Sunday, April 19, 2009

Pinch Me Hard



Pinch me.
Pinch me hard.

I want to know this is real but it feels like a fabulous dream.

After my plane was delayed at the San Francisco airport, (A Ron-delay?) sitting on the tarmac for two and a half hours while the captain occasionally gave us status reports:

“A fifteen cent bolt was replaced with the wrong one back at the hanger so we’re looking for the right one. We checked the red tray in the parts box but the paperwork didn’t match up so we went back to the hanger and we’re checking the parts locker over near the vending machine we have. There’s an outside chance we’ll find it in the gray cabinet at the bottom drawer- We’ll keep you posted.”

That is a direct quote.

Presumably they give you all this detail to put your mind at ease.
Dear American Airlines,
It doesn’t work.

“This is your captain speaking again.
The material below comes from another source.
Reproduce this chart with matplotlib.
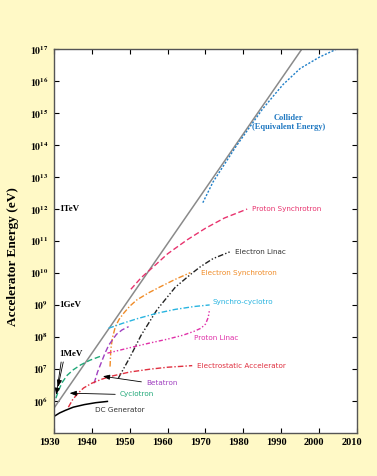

We’ve sent someone over to the supply room on the south side of the runway and we’re in contact with him via walkie-talkie. His name is Carl and he’s wearing a red baseball cap because it is a bit nippy out there-“

Will you shut up?!

So we finally get under way but it’s too late for me to make my connection at Ohare so I spend the night in Chicago and fly out to Montreal the next day.

Luckily getting my work permit goes off without a hitch and my luggage is waiting for me at the airport. Benoit, the fedora clad driver from Cirque du Soleil takes me to headquarters and it begins.

Apparently when you join a company like this they like to know what they’re getting.

In the past 2 days I’ve had a physical examination, a baseline brain test- (so if I have a concussion on the job they can give it to me again to see if I’ve got a hitch in my mental git-along) and I’ve had my full head cast. Through this all my heart is racing. Is this really happening? Somebody pinch me! Please!


Head in clouds, heart in throat.

I’ve had a shoe fitting. They are completely custom.

Can you say butter?


Then I have a make up test with designer Florence Cornet. We're going with a kind of Don Quixote look which I love:


Okay, maybe a little more Don Knotts than Don Quixote but you get the idea.

A wig fitting.

Can you say Plastic Man?

And a full head cast. Quite shocking to see yourself in such detail.


Two Rons don't make a right.

Finally I am introduced to my personal clown coach Roch. Great guy. He was an actor, became an acrobat and is now a clown. (I guess I’m skipping the acrobat stage.) Now he teaches clowning to “at risk” kids around Canada for Cirque. And me. Am I “at risk” too?

So they put Roch and I in a room with a bunch of props and we start hammering out the funny.
At last my training begins.
But come to think of it, I’ve been training for this all my life.
Maybe it started 40 something years ago when I stood at the end of a diving board somewhere in the San Fernando Valley and begged my dad to “Shoot me! Shoot me!” and fell into the water with legs and arms akimbo. When I got to the surface they were laughing. Hmmm.

(In those days I didn't dream of being a clown or even an actor when I grew up. I wanted to be a stunt man like my dad’s friend Hal Needham who created Stunts Unlimited.)

I heard an interview with Leonard Cohen shortly before leaving San Francisco. He quoted a Zen saying that may be apropos: "Leap and the net will appear."

Now here I am diving into another pool entirely, body akimbo, head in the clouds, heart in my throat, but instead of yelling “Shoot me! Shoot me!” I’m saying:

“Pinch me.”

“Pinch me hard.”

2 comments:

Sam said...

That sounds amazing; Clowning is so much fun and I hope to see you during your run!

Thom McFadden said...

The Woodland Hills are alive with buzzing about your upcoming shows and when we will see You. No, I am sorry there buzzing about your black and blue marks from your Pinching.You are a Star enjoy the role.